Owners and key employees of businesses which conduct a substantial volume of trade between the US and home country are treaty traders (E-1); and where a substantial amount of capital has been invested in the US and jobs have been created for US workers are referred to as treaty investors (E- 2). To qualify, the home country must have a treaty with the US.
Countries with Trade treaties include:
Argentina, Australia, Austria, Belgium, Bolivia, Brunei, Canada, China (Taiwan), Colombia, Costa Rica, Denmark, Estonia, Ethiopia, Finland, France, Germany, Greece, Honduras, Iran, Ireland, Israel, Italy, Japan, Korea, Latvia, Liberia, Luxembourg, Mexico, Netherlands, Norway, Oman, Pakistan, Phillippines, Spain, Suriname, Sweden, Switzerland, Thailand, Togo, Turkey, U.K. and Yugoslavia.
Countries with Investor treaties include:
Argentina, Armenia, Australia, Austria, Bangladesh, Belgium, Bosnia-Herzegovina, Bulgaria, Cameroon, Canada, China (Taiwan), Colombia, Congo, Czech Republic, Denmark, Equador, Ireland, Italy, Japan, Korea, Kyrgyzstan, Liberia, Luxembourg, Mexico, Morocco, Moldavia, Netherlands, Norway, Oman, Pakistan, Panama, Phillippines, Poland, Romania, Senegal, Slovakia, Spain, Sri Lanka, Suriname, Sweden, Switzerland, Thailand, Togo, Tunisia, Turkey, U.K. and Yugoslavia and Zaire.
Executives, managers or persons with specialized knowledge employed in a company abroad, may transfer to the US branch, affiliate or subsidiary to assume a similar position.
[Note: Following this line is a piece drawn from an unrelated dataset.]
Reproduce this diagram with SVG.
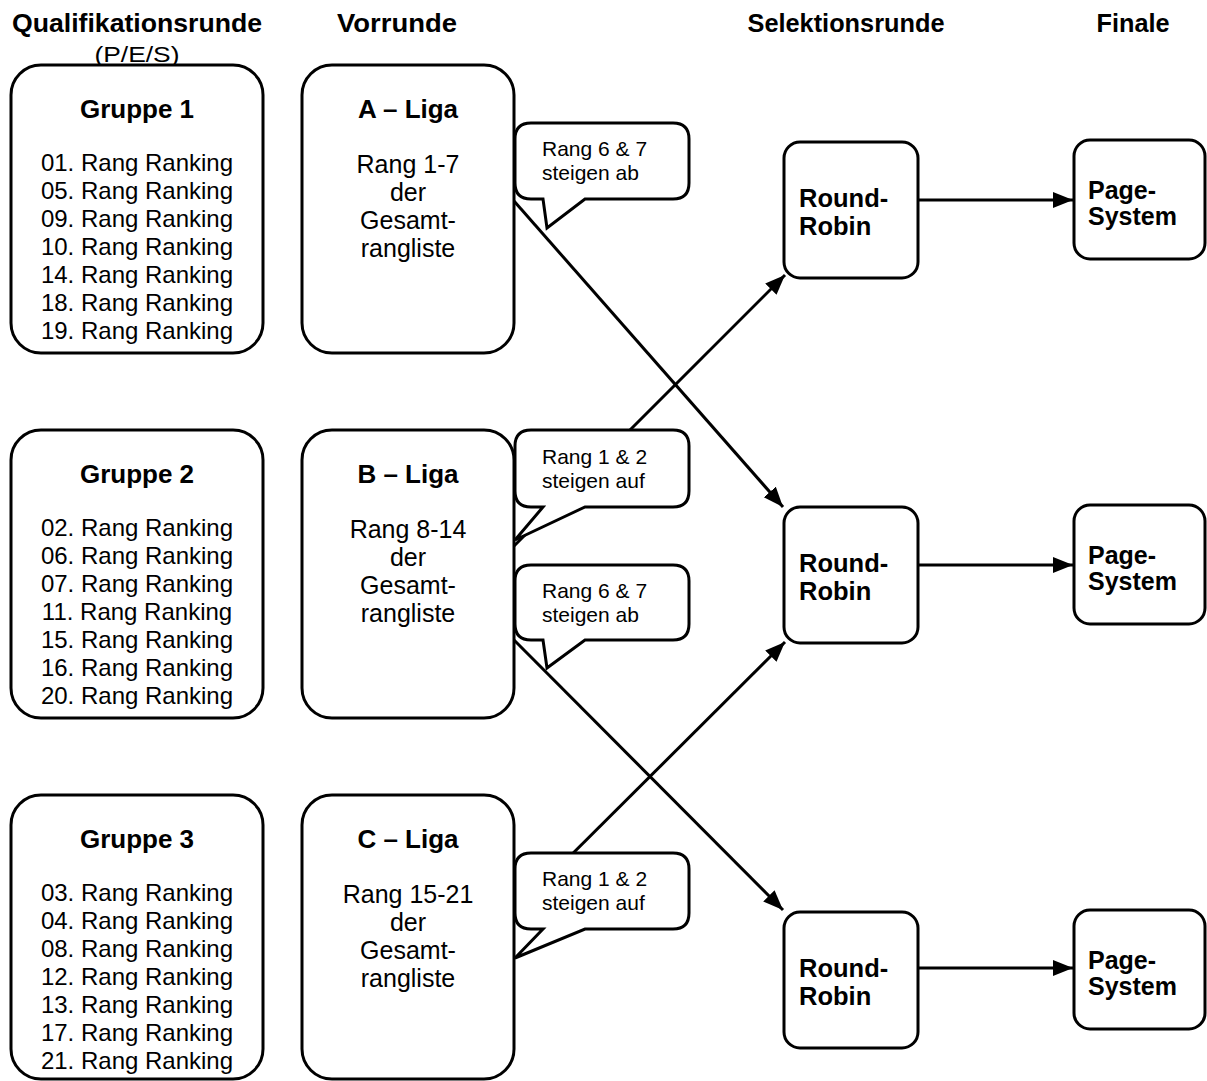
<svg xmlns="http://www.w3.org/2000/svg" width="1207" height="1081" viewBox="0 0 1207 1081">
<defs>
<style>
.box{fill:#fff;stroke:#000;stroke-width:3}
.call{fill:#fff;stroke:#000;stroke-width:3;stroke-linejoin:miter}
.con{stroke:#000;stroke-width:3;fill:none}
text{font-family:"Liberation Sans",Arial,Helvetica,sans-serif;fill:#000}
.h{font-size:26px;font-weight:bold;text-anchor:middle}
.t{font-size:26px;font-weight:bold;text-anchor:middle}
.r{font-size:24px;text-anchor:middle}
.l{font-size:25px;text-anchor:middle}
.c{font-size:21px}
.b{font-size:25.5px;font-weight:bold}
.p{font-size:25px;font-weight:bold}
</style>
<marker id="arr" markerUnits="userSpaceOnUse" markerWidth="22" markerHeight="18" refX="20" refY="8" orient="auto" viewBox="0 0 22 18">
<path d="M0,0 L20,8 L0,16 z" fill="#000"/>
</marker>
</defs>
<rect width="1207" height="1081" fill="#fff"/>

<g id="headers">
<text class="h" x="137" y="32" textLength="250" lengthAdjust="spacingAndGlyphs">Qualifikationsrunde</text>
<text x="137" y="62" style="font-size:22px;text-anchor:middle" textLength="85" lengthAdjust="spacingAndGlyphs">(P/E/S)</text>
<text class="h" x="397" y="32" textLength="120" lengthAdjust="spacingAndGlyphs">Vorrunde</text>
<text class="h" x="846" y="32" textLength="197" lengthAdjust="spacingAndGlyphs">Selektionsrunde</text>
<text class="h" x="1133" y="32" textLength="73" lengthAdjust="spacingAndGlyphs">Finale</text>
</g>

<g id="connectors">
<line class="con" x1="514" y1="201" x2="783" y2="507" marker-end="url(#arr)"/>
<line class="con" x1="514" y1="546" x2="785" y2="275" marker-end="url(#arr)"/>
<line class="con" x1="514" y1="640" x2="783" y2="910" marker-end="url(#arr)"/>
<line class="con" x1="514" y1="912" x2="785" y2="642" marker-end="url(#arr)"/>
<line class="con" x1="919" y1="200" x2="1073" y2="200" marker-end="url(#arr)"/>
<line class="con" x1="919" y1="565" x2="1073" y2="565" marker-end="url(#arr)"/>
<line class="con" x1="919" y1="968" x2="1073" y2="968" marker-end="url(#arr)"/>
</g>

<g id="gruppe1">
<rect class="box" x="11" y="65" width="252" height="288" rx="30"/>
<text class="t" x="137" y="118">Gruppe 1</text>
<text class="r" x="137" y="171">01. Rang Ranking</text>
<text class="r" x="137" y="199">05. Rang Ranking</text>
<text class="r" x="137" y="227">09. Rang Ranking</text>
<text class="r" x="137" y="255">10. Rang Ranking</text>
<text class="r" x="137" y="283">14. Rang Ranking</text>
<text class="r" x="137" y="311">18. Rang Ranking</text>
<text class="r" x="137" y="339">19. Rang Ranking</text>
</g>
<g id="gruppe2">
<rect class="box" x="11" y="430" width="252" height="288" rx="30"/>
<text class="t" x="137" y="483">Gruppe 2</text>
<text class="r" x="137" y="536">02. Rang Ranking</text>
<text class="r" x="137" y="564">06. Rang Ranking</text>
<text class="r" x="137" y="592">07. Rang Ranking</text>
<text class="r" x="137" y="620">11. Rang Ranking</text>
<text class="r" x="137" y="648">15. Rang Ranking</text>
<text class="r" x="137" y="676">16. Rang Ranking</text>
<text class="r" x="137" y="704">20. Rang Ranking</text>
</g>
<g id="gruppe3">
<rect class="box" x="11" y="795" width="252" height="284" rx="30"/>
<text class="t" x="137" y="848">Gruppe 3</text>
<text class="r" x="137" y="901">03. Rang Ranking</text>
<text class="r" x="137" y="929">04. Rang Ranking</text>
<text class="r" x="137" y="957">08. Rang Ranking</text>
<text class="r" x="137" y="985">12. Rang Ranking</text>
<text class="r" x="137" y="1013">13. Rang Ranking</text>
<text class="r" x="137" y="1041">17. Rang Ranking</text>
<text class="r" x="137" y="1069">21. Rang Ranking</text>
</g>

<g id="liga-a">
<rect class="box" x="302" y="65" width="212" height="288" rx="30"/>
<text class="t" x="408" y="118">A – Liga</text>
<text class="l" x="408" y="173">Rang 1-7</text>
<text class="l" x="408" y="201">der</text>
<text class="l" x="408" y="229">Gesamt-</text>
<text class="l" x="408" y="257">rangliste</text>
</g>
<g id="liga-b">
<rect class="box" x="302" y="430" width="212" height="288" rx="30"/>
<text class="t" x="408" y="483">B – Liga</text>
<text class="l" x="408" y="538">Rang 8-14</text>
<text class="l" x="408" y="566">der</text>
<text class="l" x="408" y="594">Gesamt-</text>
<text class="l" x="408" y="622">rangliste</text>
</g>
<g id="liga-c">
<rect class="box" x="302" y="795" width="212" height="284" rx="30"/>
<text class="t" x="408" y="848">C – Liga</text>
<text class="l" x="408" y="903">Rang 15-21</text>
<text class="l" x="408" y="931">der</text>
<text class="l" x="408" y="959">Gesamt-</text>
<text class="l" x="408" y="987">rangliste</text>
</g>

<g id="callout-a-ab">
<path class="call" d="M531,123 H673 Q689,123 689,139 V183 Q689,199 673,199 H585 L547,228 L543,199 H531 Q515,199 515,183 V139 Q515,123 531,123 Z"/>
<text class="c" x="542" y="156">Rang 6 &amp; 7</text>
<text class="c" x="542" y="180">steigen ab</text>
</g>
<g id="callout-b-auf">
<path class="call" d="M531,430 H673 Q689,430 689,446 V491 Q689,507 673,507 H585 L515,540 L543,507 H531 Q515,507 515,491 V446 Q515,430 531,430 Z"/>
<text class="c" x="542" y="464">Rang 1 &amp; 2</text>
<text class="c" x="542" y="488">steigen auf</text>
</g>
<g id="callout-b-ab">
<path class="call" d="M531,565 H673 Q689,565 689,581 V624 Q689,640 673,640 H585 L547,668 L543,640 H531 Q515,640 515,624 V581 Q515,565 531,565 Z"/>
<text class="c" x="542" y="598">Rang 6 &amp; 7</text>
<text class="c" x="542" y="622">steigen ab</text>
</g>
<g id="callout-c-auf">
<path class="call" d="M531,853 H673 Q689,853 689,869 V913 Q689,929 673,929 H585 L515,958 L543,929 H531 Q515,929 515,913 V869 Q515,853 531,853 Z"/>
<text class="c" x="542" y="886">Rang 1 &amp; 2</text>
<text class="c" x="542" y="910">steigen auf</text>
</g>

<g id="rr1">
<rect class="box" x="784" y="142" width="134" height="136" rx="16"/>
<text class="b" x="799" y="207">Round-</text>
<text class="b" x="799" y="235">Robin</text>
</g>
<g id="rr2">
<rect class="box" x="784" y="507" width="134" height="136" rx="16"/>
<text class="b" x="799" y="572">Round-</text>
<text class="b" x="799" y="600">Robin</text>
</g>
<g id="rr3">
<rect class="box" x="784" y="912" width="134" height="136" rx="16"/>
<text class="b" x="799" y="977">Round-</text>
<text class="b" x="799" y="1005">Robin</text>
</g>

<g id="ps1">
<rect class="box" x="1074" y="140" width="131" height="119" rx="16"/>
<text class="p" x="1088" y="199">Page-</text>
<text class="p" x="1088" y="225">System</text>
</g>
<g id="ps2">
<rect class="box" x="1074" y="505" width="131" height="119" rx="16"/>
<text class="p" x="1088" y="564">Page-</text>
<text class="p" x="1088" y="590">System</text>
</g>
<g id="ps3">
<rect class="box" x="1074" y="910" width="131" height="119" rx="16"/>
<text class="p" x="1088" y="969">Page-</text>
<text class="p" x="1088" y="995">System</text>
</g>
</svg>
To qualify, the individual must have been employed in a similar position for the foreign based company during one of the past three years before entering the US. Maximum duration of status is seven years for executives and managers and five years for persons with specialized knowledge.
Other temporary visas are also available for Persons of Extraordinary Ability in the arts, sciences, education or business or sports(O-1/2); Athletes and Entertainers (P); Religious Workers (R-1); and family members of the aforementioned categories.